А дело было так. Надзиратель написал рапорт, будто Матиуш умер во время экзекуции, то есть от побоев.
– А зачем было бить так щенка? – скорчил недовольную гримасу тюремный фельдшер. – Вот вмешается суд, тогда что?
– Почём я знал, что он такой дохлый.
– А почему со мной не посоветовался? Ты небось санитарию и гигиену не проходил, вот и не знаешь, как с детьми обращаться. А меня здесь для того и держат, чтобы было с кем консультироваться.
– Никогда не приходилось иметь дело с пацаном.
– Вот то-то и оно! У меня надо было спросить, как полагается детей бить.
– Начальник видел на спине рубцы и ничего не сказал.
– Начальник медицинскую академию не кончал. Его дело за порядком следить, а моё – о здоровье узников печься, перед королём и учёными коллегами ответ держать. Да знаешь ли ты, что я у самого профессора Капусты учился? У него лысина – во какая, потому что все науки превзошёл. Мои коллеги теперь в чести, не то что я… Никто со мной не считается, не посоветуются даже, как по-научному ребят лупцевать. А голову ломать, чтобы всё шито-крыто было, я должен.
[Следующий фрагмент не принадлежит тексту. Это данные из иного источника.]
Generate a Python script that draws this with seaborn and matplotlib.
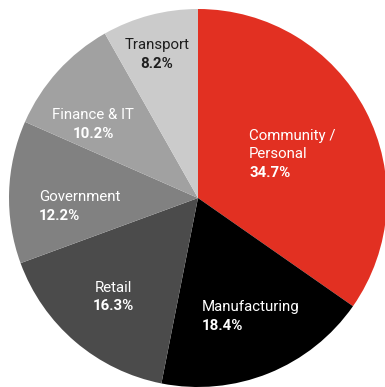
import matplotlib
matplotlib.use("Agg")
import matplotlib.pyplot as plt
import seaborn as sns

sectors = ["Community /\nPersonal", "Manufacturing", "Retail", "Government", "Finance & IT", "Transport"]
shares = [34.7, 18.4, 16.3, 12.2, 10.2, 8.2]
colors = ["#e23022", "#000000", "#4b4b4b", "#818181", "#a1a1a1", "#cbcbcb"]
text_colors = ["white", "white", "white", "white", "white", "#1e1e1e"]

# label anchor in pixels (from top-left) and alignment
label_pos = [(249, 136, "left"), (202, 307, "left"), (113, 288, "center"),
             (39, 197, "left"), (93, 115, "center"), (157, 45, "center")]

sns.set_theme(style="white")
plt.rcParams["font.family"] = ["Roboto", "DejaVu Sans"]

W, H = 385, 387
fig = plt.figure(figsize=(W / 100, H / 100), dpi=100)
ax = fig.add_axes([0, 0, 1, 1])

ax.pie(shares, colors=colors, startangle=90, counterclock=False,
       center=(198, H - 198), radius=189, frame=True,
       wedgeprops=dict(linewidth=0))
ax.set_xlim(0, W)
ax.set_ylim(0, H)
ax.axis("off")

line_h = 18.5
for name, pct, tc, (px, py, ha) in zip(sectors, shares, text_colors, label_pos):
    lines = name.split("\n")
    for i, ln in enumerate(lines):
        ax.text(px, H - (py + i * line_h), ln, color=tc, ha=ha, va="center", fontsize=10.8)
    ax.text(px, H - (py + len(lines) * line_h), f"{pct}%", color=tc, ha=ha,
            va="center", fontsize=10.8, fontweight="bold")

fig.savefig("out.png", dpi=100, facecolor="white")
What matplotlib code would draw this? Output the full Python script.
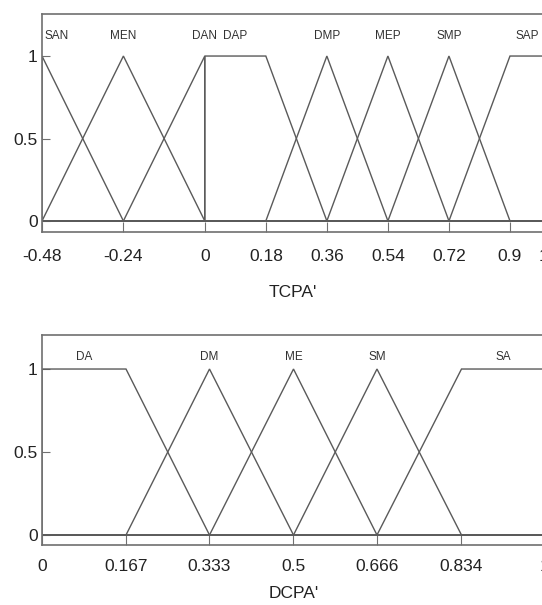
import numpy as np
import matplotlib.pyplot as plt

plt.rcParams['font.family'] = ['Liberation Sans', 'DejaVu Sans']

# TCPA' membership functions, trapezoids (a, b, c, d)
tcpa_names = ['SAN', 'MEN', 'DAN', 'DAP', 'DMP', 'MEP', 'SMP', 'SAP']
tcpa_a = [-0.48, -0.48, -0.24, 0.0, 0.18, 0.36, 0.54, 0.72]
tcpa_b = [-0.48, -0.24, 0.0, 0.0, 0.36, 0.54, 0.72, 0.9]
tcpa_c = [-0.48, -0.24, 0.0, 0.18, 0.36, 0.54, 0.72, 1.0]
tcpa_d = [-0.24, 0.0, 0.0, 0.36, 0.54, 0.72, 0.9, 1.0]
tcpa_ticks = [-0.48, -0.24, 0, 0.18, 0.36, 0.54, 0.72, 0.9, 1]
tcpa_ticklabels = ['-0.48', '-0.24', '0', '0.18', '0.36', '0.54', '0.72', '0.9', '1']

# DCPA' membership functions
dcpa_names = ['DA', 'DM', 'ME', 'SM', 'SA']
dcpa_a = [0.0, 0.167, 0.333, 0.5, 0.666]
dcpa_b = [0.0, 0.333, 0.5, 0.666, 0.834]
dcpa_c = [0.167, 0.333, 0.5, 0.666, 1.0]
dcpa_d = [0.333, 0.5, 0.666, 0.834, 1.0]
dcpa_ticks = [0, 0.167, 0.333, 0.5, 0.666, 0.834, 1]
dcpa_ticklabels = ['0', '0.167', '0.333', '0.5', '0.666', '0.834', '1']

LINE = '#5a5a5a'
SPINE = '#707070'


def draw_mfs(ax, names, a, b, c, d, lo, hi, label_y, first_left=False):
    for i, (n, pa, pb, pc, pd) in enumerate(zip(names, a, b, c, d)):
        xs = [lo, pa, pb, pc, pd, hi]
        ys = [0, 0, 1, 1, 0, 0]
        ax.plot(xs, ys, color=LINE, lw=1.0, solid_joinstyle='miter')
        xc = (pb + pc) / 2
        ha = 'center'
        if first_left and i == 0:
            xc = pb + 0.005 * (hi - lo)
            ha = 'left'
        ax.text(xc, label_y, n, ha=ha, va='center', fontsize=8.5, color='#333333')


def style_axes(ax, ticks, ticklabels, lo, hi, ylo, yhi, xlabel, xpad, labelpad):
    ax.set_xlim(lo, hi)
    ax.set_ylim(ylo, yhi)
    ax.set_xticks(ticks)
    ax.set_xticklabels(ticklabels)
    ax.set_yticks([0, 0.5, 1])
    ax.set_yticklabels(['0', '0.5', '1'])
    ax.tick_params(axis='x', direction='in', length=7, width=0.8, color=SPINE,
                   pad=xpad, labelsize=12.5, labelcolor='#222222')
    ax.tick_params(axis='y', direction='in', length=6, width=0.8, color=SPINE,
                   pad=3, labelsize=12.5, labelcolor='#222222')
    for s in ax.spines.values():
        s.set_color(SPINE)
        s.set_linewidth(1.2)
    ax.set_xlabel(xlabel, fontsize=12.5, color='#222222', labelpad=labelpad)


fig = plt.figure(figsize=(5.42, 6.05), dpi=100)

ax1 = fig.add_axes([0.0775, 0.6165, 0.926, 0.3604])
draw_mfs(ax1, tcpa_names, tcpa_a, tcpa_b, tcpa_c, tcpa_d, -0.48, 1.0, 1.12, first_left=True)
style_axes(ax1, tcpa_ticks, tcpa_ticklabels, -0.48, 1.0, -0.067, 1.255, "TCPA'",
           xpad=12, labelpad=15)

ax2 = fig.add_axes([0.0775, 0.0992, 0.928, 0.3471])
draw_mfs(ax2, dcpa_names, dcpa_a, dcpa_b, dcpa_c, dcpa_d, 0.0, 1.0, 1.07)
style_axes(ax2, dcpa_ticks, dcpa_ticklabels, 0.0, 1.0, -0.06, 1.205, "DCPA'",
           xpad=10, labelpad=9)

fig.savefig('out.png', dpi=100)
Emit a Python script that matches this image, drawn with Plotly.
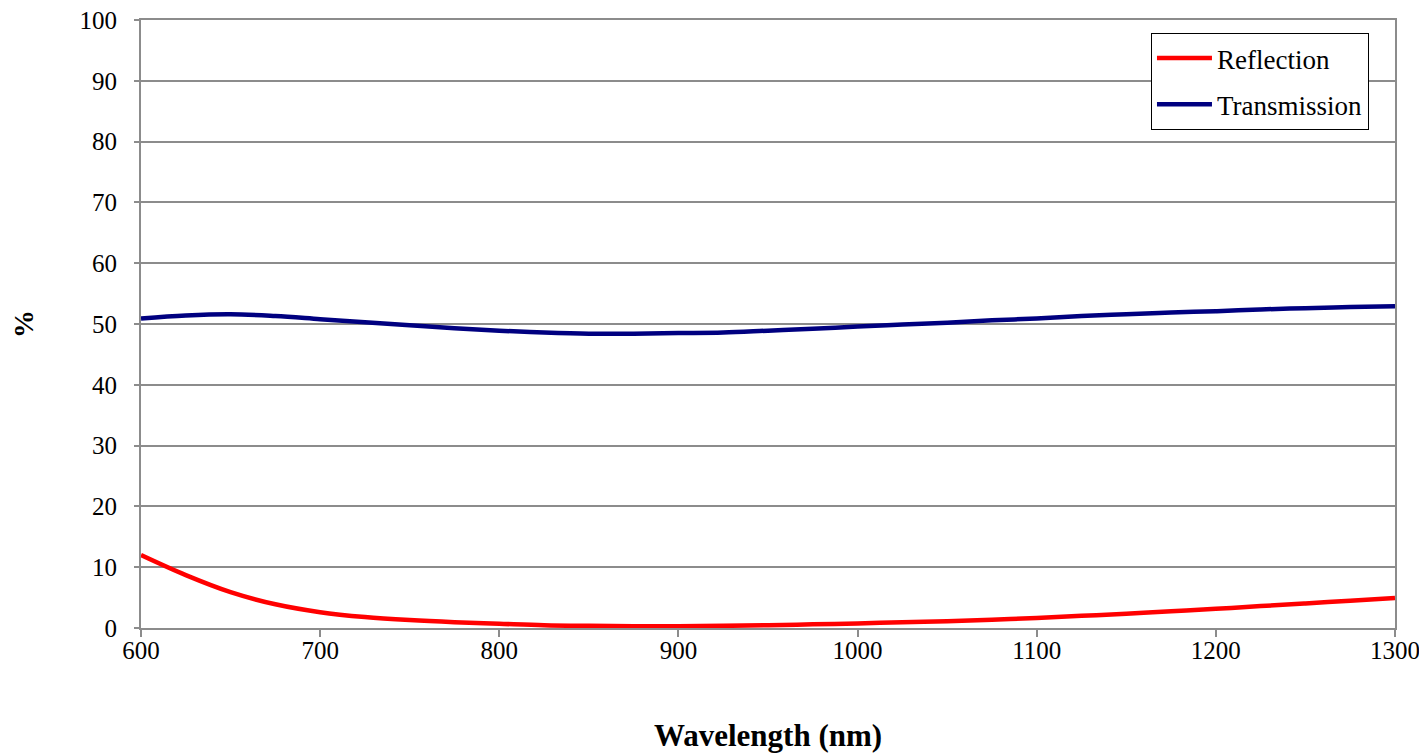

Тут фельдшер опрокинул в глотку стакан спирта, крякнул и застрочил:
Акт: такого-то числа, такого-то месяца обследован труп заключённого по имени…
– Как его звали-то?
Надзиратель назвал имя, под которым Матиуш значился в тюрьме.
Рост: 1 м 30 см. Возраст: лет одиннадцать. Следов побоев на теле не обнаружено. Упитанность выше средней, что свидетельствует о хорошем довольствии, которое получают заключённые в тюрьме. При вскрытии в лёгких обнаружен табачный дым, сердце расширено, как у алкоголика. Причина смерти: отравление организма с младенческих лет спиртным и табаком.
Покойному трижды делали прививку против оспы, давали лекарства из тюремной аптеки, но спасти его не удалось.
Выпив ещё полстакана спирта, фельдшер поставил свою подпись и приложил две печати: больничную и тюремную.
– На, держи. Но смотри, в другой раз не посоветуешься со мной, так и знай, напишу: умер от побоев. И выкручивайся как знаешь. Понял?
– Понял, господин профессор.
– Выпей, так уж и быть.
– Покорно благодарю, господин профессор.